The stop-gap agreement with congressional leaders will last three weeks, until Feb. 15, and would allow talks to continue over security and a wall on the southern border. It includes no new money for his wall.
“In a short while, I will sign a bill to reopen the government for three weeks until Feb. 15,” Trump said in the White House Rose Garden. “I will make sure that all employees receive their back pay very quickly or as soon as possible.”
Trump spent much of his remarks touting the benefits of a wall and he threatened to use his national emergency powers if he doesn’t get what he wants.
“We really have no choice but to build a powerful wall or a steel barrier,” Trump said. “If we don’t get a fair deal from Congress, the government will either shut down again on Feb. 15, or I will use the powers afforded to me under the laws and the Constitution of the United States to address this emergency.”

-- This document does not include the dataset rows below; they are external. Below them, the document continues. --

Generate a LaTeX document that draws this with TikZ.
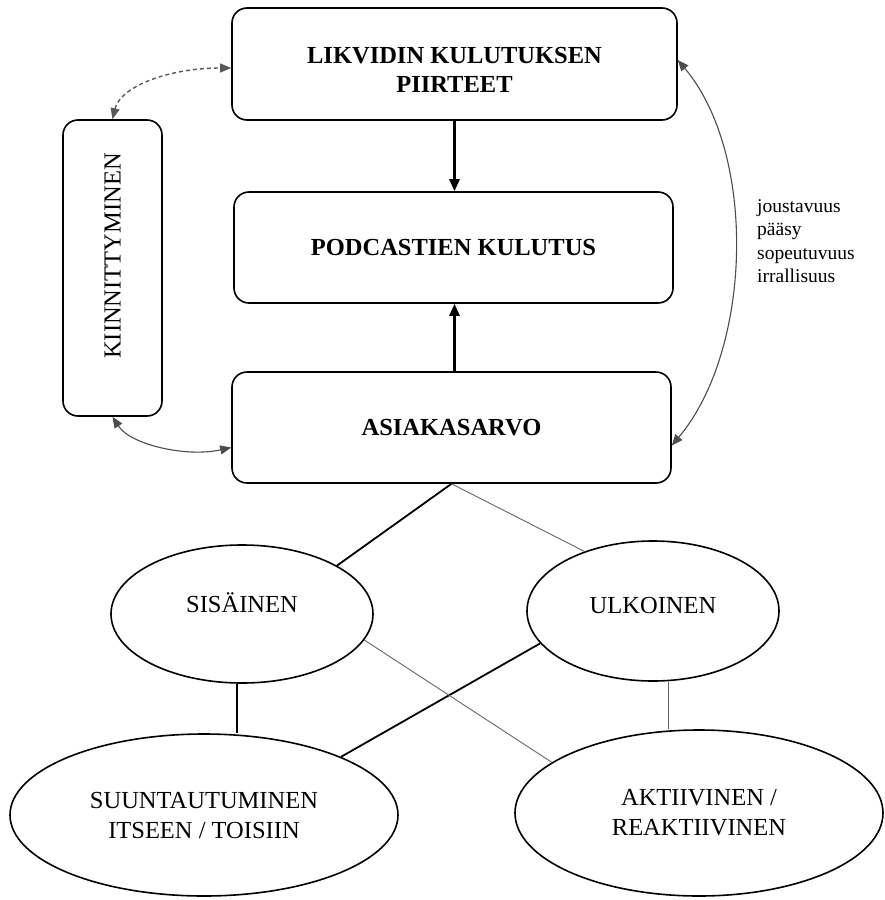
\documentclass[tikz,border=0pt]{standalone}
\usepackage{fontspec}
\setmainfont{Liberation Serif}
\usetikzlibrary{shapes.geometric,arrows.meta}
\begin{document}
\begin{tikzpicture}[x=1pt,y=-1pt,
  box/.style={draw, line width=1.6pt, rounded corners=15pt, inner sep=0pt},
  boxtext/.style={font=\fontsize{24.5}{29.5}\selectfont\bfseries, align=center},
  oval/.style={draw, ellipse, line width=1.6pt, inner sep=0pt, font=\fontsize{24.5}{30}\selectfont, align=center},
  heavyline/.style={line width=1.8pt},
  arrowline/.style={line width=2.6pt},
  lightline/.style={line width=0.9pt, draw=black!60},
  headtip/.style={-{Triangle[length=12pt,width=10pt]}},
  bothtips/.style={{Triangle[length=11pt,width=9pt]}-{Triangle[length=11pt,width=9pt]}},
  curvearrow/.style={line width=1.1pt, draw=black!70, fill=none, bothtips},
  dashedarrow/.style={line width=1.4pt, draw=black!65, dash pattern=on 4pt off 3pt, bothtips}
]
\useasboundingbox (0,0) rectangle (885,900);

% boxes
\node[box, minimum width=445pt, minimum height=112pt,
      label={[boxtext, yshift=-6pt]center:{LIKVIDIN KULUTUKSEN\\PIIRTEET}}] (lik) at (454.5,64) {};
\node[box, minimum width=439pt, minimum height=111pt, boxtext] (pod) at (453.5,247.5) {PODCASTIEN KULUTUS};
\node[box, minimum width=439pt, minimum height=111pt, boxtext] (asiak) at (451.5,427.5) {ASIAKASARVO};
\node[box, minimum width=99pt, minimum height=296pt,
      label={[font=\fontsize{24.5}{29}\selectfont, yshift=12pt, rotate=90]center:KIINNITTYMINEN}] (kiin) at (112.5,268) {};

% side text
\node[font=\fontsize{19.5}{23.5}\selectfont, align=left, anchor=west, inner sep=0pt] (attrs) at (757,241)
  {joustavuus\\pääsy\\sopeutuvuus\\irrallisuus};

% ellipses
\node[oval, minimum width=262pt, minimum height=138pt, text height=17pt, text depth=20pt] (sis) at (242,614) {SISÄINEN};
\node[oval, minimum width=252pt, minimum height=140pt, text height=17pt, text depth=12pt] (ulk) at (653,611) {ULKOINEN};
\node[oval, minimum width=388pt, minimum height=162pt] (suu) at (204,815) {SUUNTAUTUMINEN\\ITSEEN / TOISIIN};
\node[oval, minimum width=368pt, minimum height=166pt] (akt) at (699,813) {AKTIIVINEN /\\REAKTIIVINEN};

% vertical arrows
\draw[arrowline, headtip] (lik.south) -- (lik.south |- pod.north);
\draw[arrowline, headtip] ([xshift=3pt]asiak.north) -- ([xshift=3pt]asiak.north |- pod.south);

% curved double arrows
\draw[dashedarrow] (kiin.north) .. controls +(8,-33) and +(-62,0) .. ([yshift=-4pt]lik.west);
\draw[curvearrow] (kiin.south) .. controls +(18,28) and +(-45,10) .. ([yshift=-20pt]asiak.west);
\draw[curvearrow] ([yshift=4pt]lik.east) .. controls +(80,95) and +(80,-95) .. ([yshift=-18pt]asiak.east);

% tree lines
\draw[heavyline] (asiak.south) -- (sis.27);
\draw[lightline] (asiak.south) -- (ulk.139);
\draw[heavyline] (ulk.196) -- (suu.23);
\draw[lightline] (sis.-12) -- (akt.161);
\draw[heavyline] ([xshift=-5pt]sis.south) -- ([xshift=-5pt]sis.south |- suu.north);
\draw[lightline] ([xshift=15pt]ulk.south) -- ([xshift=15pt]ulk.south |- akt.north);
\end{tikzpicture}
\end{document}
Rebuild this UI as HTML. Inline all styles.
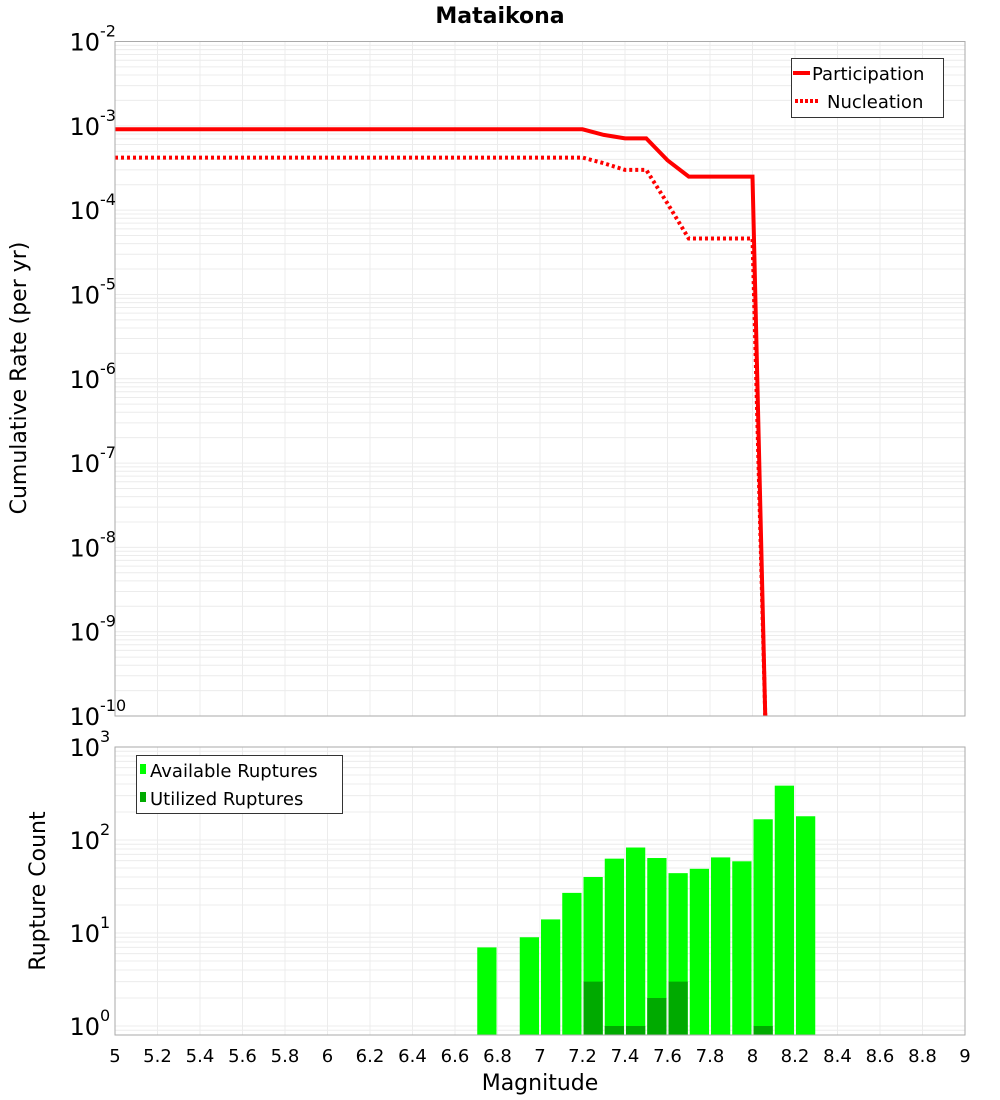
<!DOCTYPE html>
<html><head><meta charset="utf-8"><style>
body{margin:0;background:#fff;}
svg{display:block;font-family:"DejaVu Sans","Liberation Sans",sans-serif;}
</style></head><body>
<svg id="chart" width="1000" height="1100"></svg>
<script>
const xTicks=[5,5.2,5.4,5.6,5.8,6,6.2,6.4,6.6,6.8,7,7.2,7.4,7.6,7.8,8,8.2,8.4,8.6,8.8,9];
const partMags=[5,7.2,7.3,7.4,7.5,7.6,7.7,8.0,8.06];
const partRates=[9.1e-4,9.1e-4,7.8e-4,7.1e-4,7.1e-4,3.9e-4,2.5e-4,2.5e-4,1e-10];
const nuclMags=[5,7.2,7.3,7.4,7.5,7.6,7.7,8.0,8.06];
const nuclRates=[4.2e-4,4.2e-4,3.6e-4,3.0e-4,3.0e-4,1.2e-4,4.6e-5,4.6e-5,1e-10];
const binMags=[6.75,6.95,7.05,7.15,7.25,7.35,7.45,7.55,7.65,7.75,7.85,7.95,8.05,8.15,8.25];
const availCounts=[7,9,14,27,40,63,83,64,44,49,65,59,167,384,180];
const usedCounts=[0,0,0,0,3,1,1,2,3,0,0,0,1,0,0];
const topDecades=[-10,-9,-8,-7,-6,-5,-4,-3,-2];
const botDecades=[0,1,2,3];

const NS="http://www.w3.org/2000/svg";
const svg=document.getElementById('chart');
function mk(tag,attrs,parent){const e=document.createElementNS(NS,tag);for(const k in attrs)e.setAttribute(k,attrs[k]);(parent||svg).appendChild(e);return e;}
const L=115,R=965;
const T1=41.5,B1=716,T2=747,B2=1035;
const xS=m=>L+(m-5)/(9-5)*(R-L);
const y1=v=>T1+(-2-Math.log10(v))/8*(B1-T1);
const y2=v=>B2-(Math.log10(v)-Math.log10(0.8))/(3-Math.log10(0.8))*(B2-T2);

mk('rect',{x:0,y:0,width:1000,height:1100,fill:'#fff'});
function grid(T,B,yf,dmin,dmax,g){
  for(const t of xTicks){mk('line',{x1:xS(t),x2:xS(t),y1:T,y2:B,stroke:'#ececec','stroke-width':1},g);}
  for(let d=dmin;d<=dmax;d++){for(let k=1;k<10;k++){const v=k*Math.pow(10,d);const y=yf(v);if(y<T-0.5||y>B+0.5)continue;mk('line',{x1:L,x2:R,y1:y,y2:y,stroke:'#ececec','stroke-width':1},g);}}
}
const g1=mk('g',{});
grid(T1,B1,y1,-10,-3,g1);
const g2=mk('g',{});
grid(T2,B2,y2,-1,2,g2);

const title=mk('text',{x:500,y:23,'text-anchor':'middle','font-size':22,'font-weight':'bold'});title.textContent='Mataikona';


const clip=mk('clipPath',{id:'c1'});mk('rect',{x:L,y:T1,width:R-L,height:B1-T1},clip);
function path(ms,vs){return ms.map((m,i)=>(i?'L':'M')+xS(m).toFixed(2)+','+y1(Math.max(vs[i],1e-11)).toFixed(2)).join(' ');}
const nl=mk('path',{d:path(nuclMags,nuclRates),fill:'none',stroke:'#ff0000','stroke-width':4,'stroke-dasharray':'3,3','clip-path':'url(#c1)'});

const pl=mk('path',{d:path(partMags,partRates),fill:'none',stroke:'#ff0000','stroke-width':4,'clip-path':'url(#c1)'});


const bw=(R-L)/40;
binMags.forEach((m,i)=>{
  if(availCounts[i]>0){const y=y2(availCounts[i]);const b=mk('rect',{x:xS(m)-bw/2+1,y:y,width:bw-2,height:B2-y,fill:'#00ff00'});
  }
  if(usedCounts[i]>0){const y=y2(usedCounts[i]);const b=mk('rect',{x:xS(m)-bw/2+1,y:y,width:bw-2,height:B2-y,fill:'#00aa00'});
  }
});

const f1=mk('rect',{x:L,y:T1,width:R-L,height:B1-T1,fill:'none',stroke:'#aaa','stroke-width':1});

const f2=mk('rect',{x:L,y:T2,width:R-L,height:B2-T2,fill:'none',stroke:'#aaa','stroke-width':1});


function ylab(y,d,name){
  const t=mk('text',{x:100,y:y+9,'text-anchor':'end','font-size':24});t.textContent='10';
  
  const s=mk('text',{x:100,y:y-5,'text-anchor':'start','font-size':16});s.textContent=String(d);
  
}
topDecades.forEach(d=>ylab(y1(Math.pow(10,d)),d,'top-y-tick'));
botDecades.forEach(d=>ylab(y2(Math.pow(10,d)),d,'bottom-y-tick'));

xTicks.forEach(t=>{const e=mk('text',{x:xS(t),y:1062,'text-anchor':'middle','font-size':18});e.textContent=String(t);
  });

const xt=mk('text',{x:540,y:1090,'text-anchor':'middle','font-size':22});xt.textContent='Magnitude';

const yt1=mk('text',{x:0,y:0,'text-anchor':'middle','font-size':22,transform:'translate(26,378) rotate(-90)'});yt1.textContent='Cumulative Rate (per yr)';

const yt2=mk('text',{x:0,y:0,'text-anchor':'middle','font-size':22,transform:'translate(45,891) rotate(-90)'});yt2.textContent='Rupture Count';


const lg1=mk('g',{});
mk('rect',{x:791.5,y:58.5,width:152,height:59,fill:'#fff',stroke:'#333','stroke-width':1},lg1);
mk('line',{x1:793,x2:810,y1:73,y2:73,stroke:'#f00','stroke-width':4},lg1);
let t=mk('text',{x:812,y:80,'font-size':18},lg1);t.textContent='Participation';

mk('line',{x1:795,x2:818,y1:101,y2:101,stroke:'#f00','stroke-width':4,'stroke-dasharray':'3,2'},lg1);
t=mk('text',{x:827,y:108,'font-size':18},lg1);t.textContent='Nucleation';


const lg2=mk('g',{});
mk('rect',{x:136.5,y:755.5,width:206,height:58,fill:'#fff',stroke:'#333','stroke-width':1},lg2);
mk('rect',{x:140,y:764,width:6,height:10,fill:'#00ff00'},lg2);
t=mk('text',{x:150,y:777,'font-size':18},lg2);t.textContent='Available Ruptures';

mk('rect',{x:140,y:792,width:6,height:10,fill:'#00aa00'},lg2);
t=mk('text',{x:150,y:805,'font-size':18},lg2);t.textContent='Utilized Ruptures';

</script>
</body></html>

Those rarely used powers might allow the president to use money to build the wall without receiving congressional authorization.
Still, the stop-gap deal marks a massive concession on behalf of the president who first refused a similar funding package a month ago.
Trump announced the deal 35 days into the longest-ever partial government closure that has left an estimated 800,000 federal employees without pay and created a host of problems.
On Thursday, the president said that if Senate Majority Leader Mitch McConnell, R-Ky., and Senate Minority Leader Chuck Schumer, D-N.Y., were about to reach a reasonable agreement to end the shutdown, he would support it.
The shutdown began just before Christmas and has left approximately 400,000 workers home from work without pay, while another 400,000 were required to be on the job without pay. The workers will receive back pay, under the agreement.
Trump thanked federal employees and their families in his remarks in the Rose Garden.
“Again, I thank you, all Americans, I thank you, you are very, very special people,” the president said.
Trump and congressional Democrats have been at a standoff over the president’s demand for $5.7 billion to build his wall along the southern border.
Following the November midterms that saw Democrats retake the House of Representatives, the president called for billions to build the border wall he put at the heart of his presidential campaign.
Democrats refused and the acrimonious feud raged for weeks, with each side blaming the other. Trump delivered a prime-time address decrying a “growing humanitarian and security crisis” on the border, and House Speaker Rep. Nancy Pelosi postponed his State of the Union address citing security concerns caused by the shutdown. Trump in turn cancelled an international trip planned by the Speaker.
As the shutdown bore on, polls found that more Americans were blaming the president and his numbers began to slip.
Problems across the country have mounted for weeks: Security lines at airports grew as TSA workers called out sick, and on Friday, airports across the Northeast experienced major delays as air traffic control grappled with staff shortages amid the shutdown.
Law enforcement operations also were delayed and court proceedings stalled. National Parks, museums, and federally funded institutions have closed their doors, too.
The announcement comes amid a chaotic news day after former Trump adviser Roger Stone was indicted early in the morning, telling reporters later that he was falsely accused.